Таким образом, можно убедиться в том, что прозаические вкрапления, тематически родственные содержанию стихотворных частей, органически входят в художественную структуру «Онегина». Взаимоосвещение стиха и прозы не только не нарушает стихового развертывания романа, но, напротив, его подчеркивает. [116]
Неоконченная строфа «Пора: перо покоя просит», которая теперь имеет не прямой, а модальный смысл, тематически представляет один из главных моментов романа: чувство неразвернутых возможностей, потенциальной напряженности, свободы выбора и т. д. От неосуществившихся жизненных вариантов Онегина, Ленского, Татьяны до творческих вариантов окончания всего романа или главы – таков диапазон мотива, который мог бы дать право произведению называться романом открытых возможностей. То же можно сказать по поводу критических истолкований «свободного романа».
116
Художественное единство стихов и прозы, их своеобразный диалог – совсем не редкость у Пушкина (напр., «Борис Годунов», «Разговор книгопродавца с поэтом», «Череп», замысел «Сказки о царе Салтане» и др.). Об этом: Сидяков Л. С. Стихи и проза в текстах Пушкина // Пушкинский сборник. Вып. 2. Рига, 1974 (Учен. зап. Лат. ГУ им. Петра Стучки. Т. 215). С. 4—31.
На контрастном столкновении стиха и прозы уже после «Онегина» строится роман К. Павловой «Двойная жизнь» (1848), причем стихов в нем меньше, чем прозы.
Фраза «Е. Онегин из Москвы едет в Нижний Новгород» связывает вступление со второй частью «Отрывков» непосредственным рассказом о путешествии Онегина.
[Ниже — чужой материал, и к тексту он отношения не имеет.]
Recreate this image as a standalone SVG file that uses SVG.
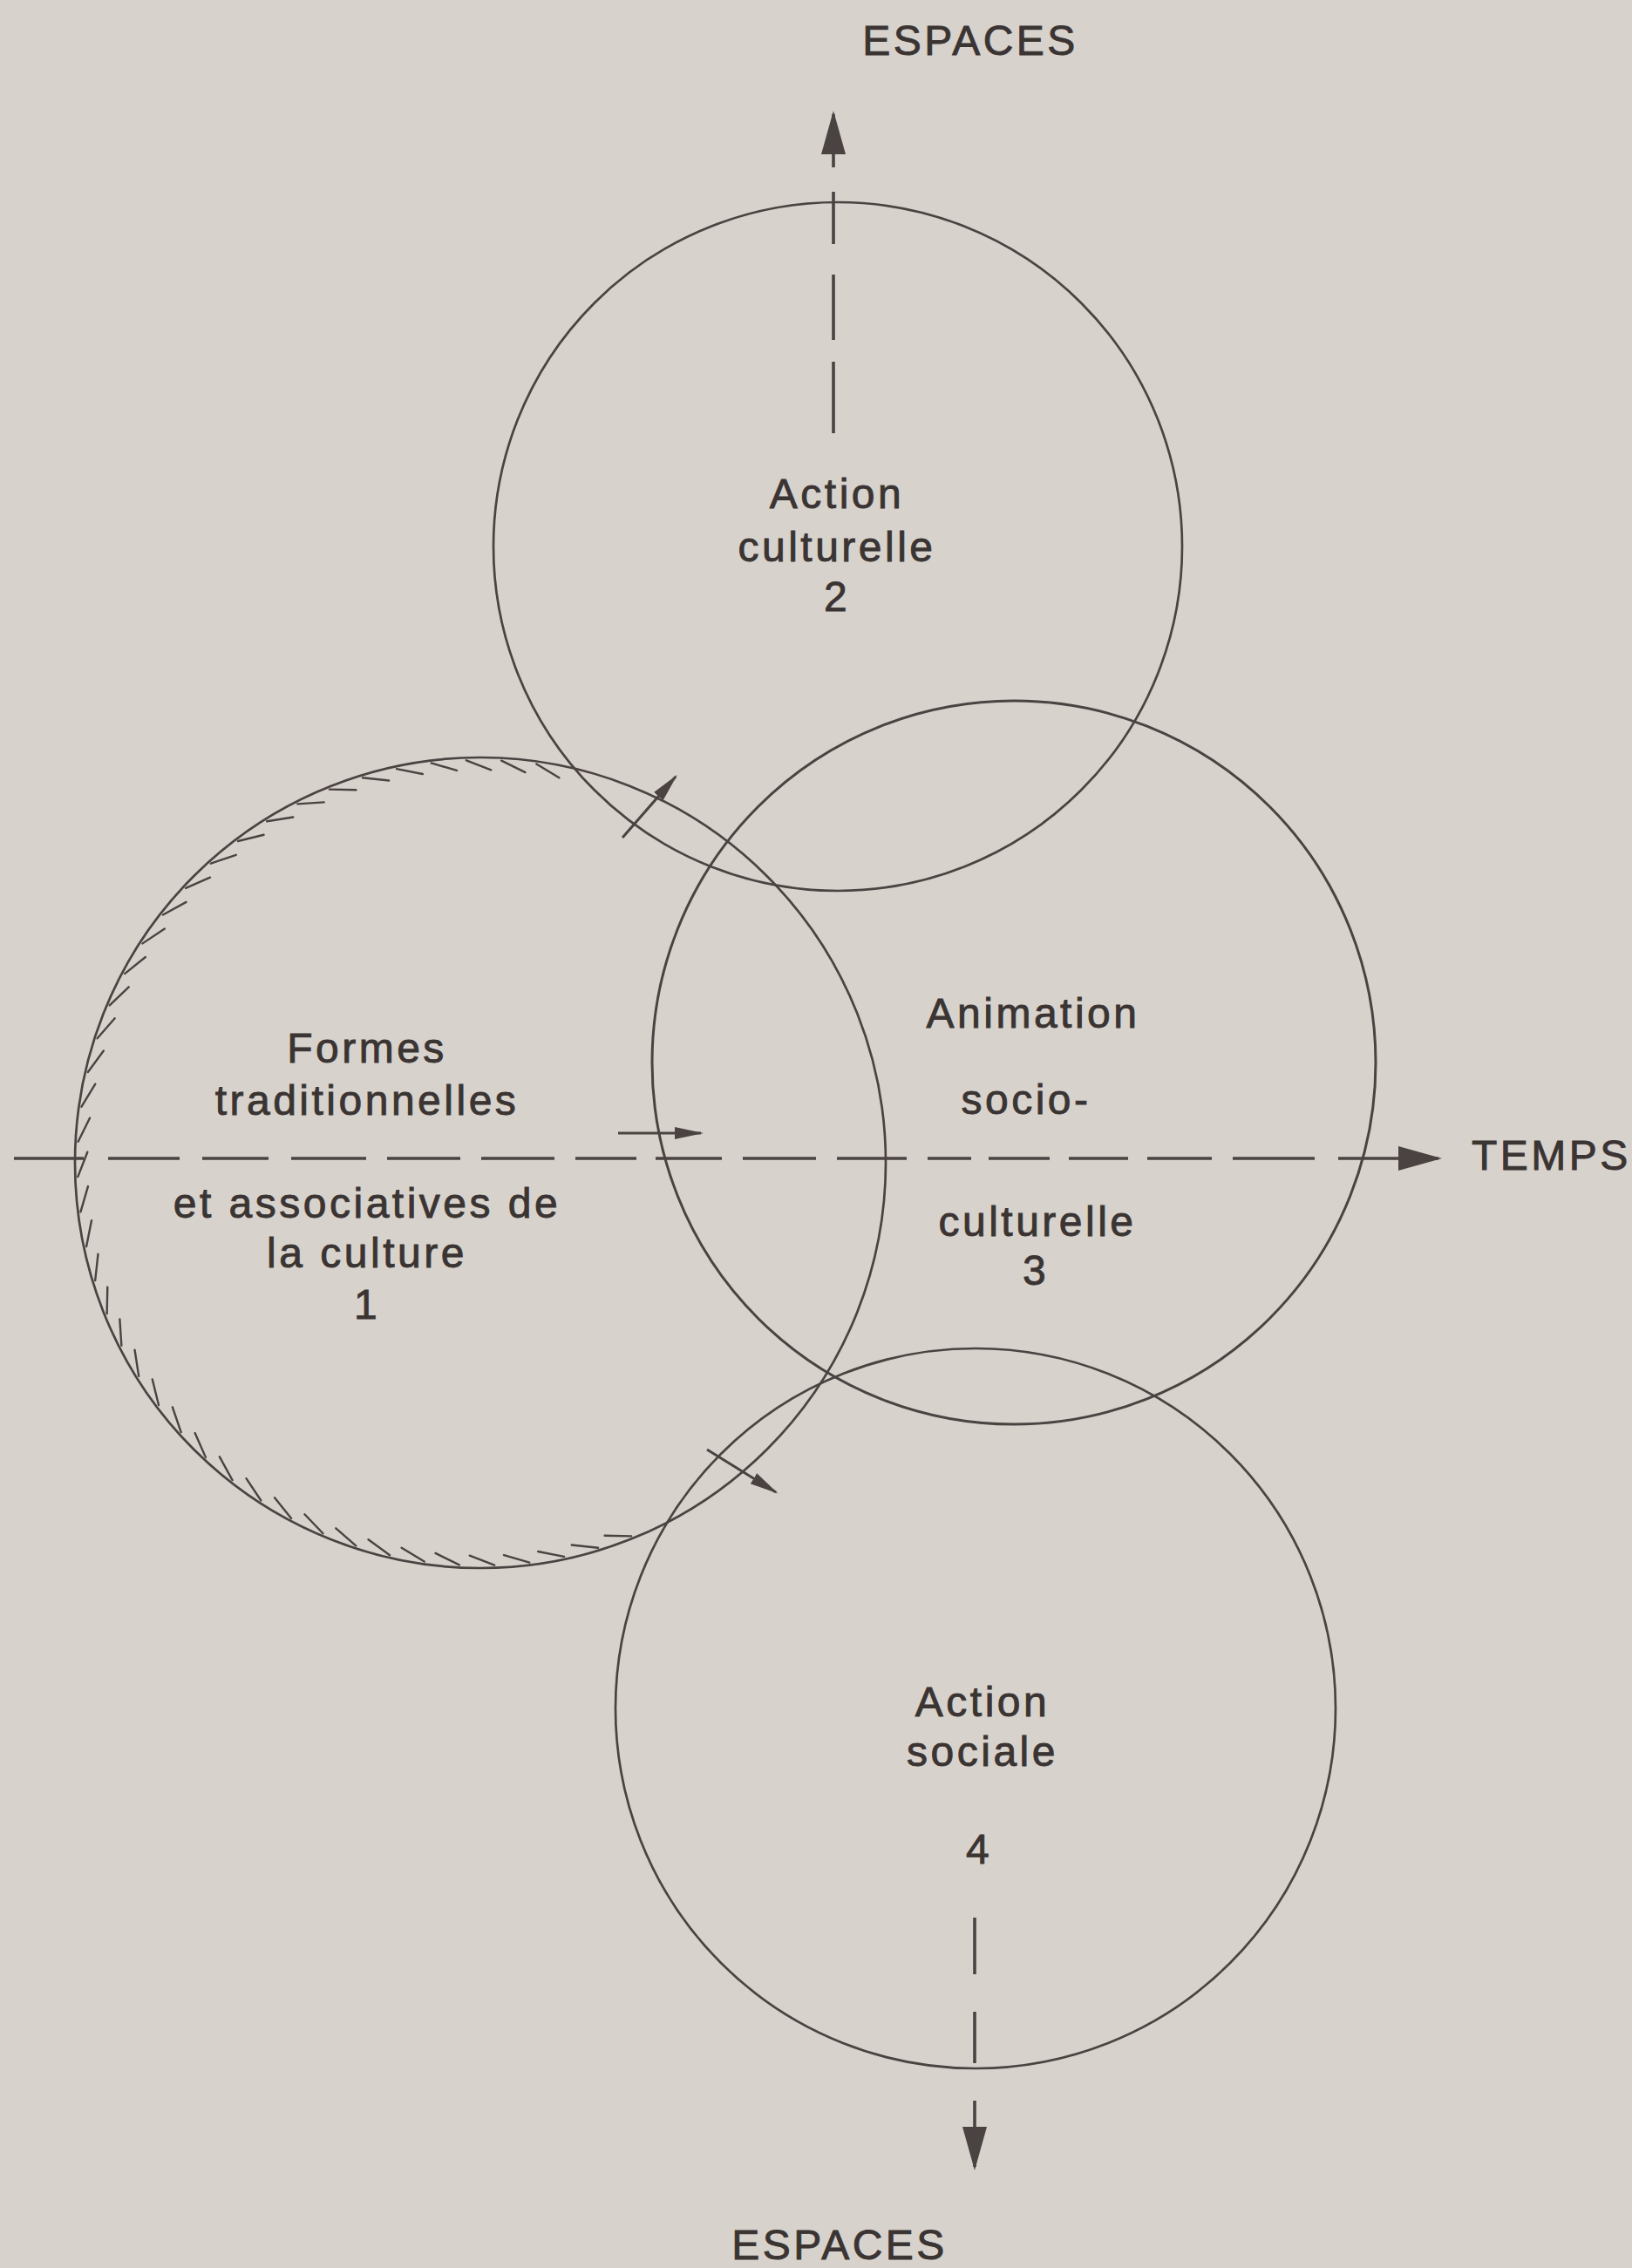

Еще две подобные прозаические фразы, перебивая уже доминирующий стиховой текст, подчеркивают фрагментарно-эскизное построение части. Что же касается слова «Тоска!..», то, как это уже было сказано, здесь вовсе не прозаический текст, а графический эквивалент целой строфы с начальным отрезком, о чем свидетельствует «ямбический» характер слова и звездочки, которыми в «Отрывках» обозначаются строфы. [117]
117
Звездочки обозначают в «Отрывках» все строфы, за исключением четырех, непосредственно продолжающих или поясняющих прозаический текст. Что касается отсутствия римских цифр, обычно нумерующих строфы, то Пушкину, видимо, важно было подчеркнуть «отрывочность» текста, но в то же время избежать разрушения его очевидной художественной целостности, которая была бы подорвана необходимостью обозначения более половины пропущенных строф (сравнительно со средним объемом онегинской главы) цифрами в качестве графического эквивалента.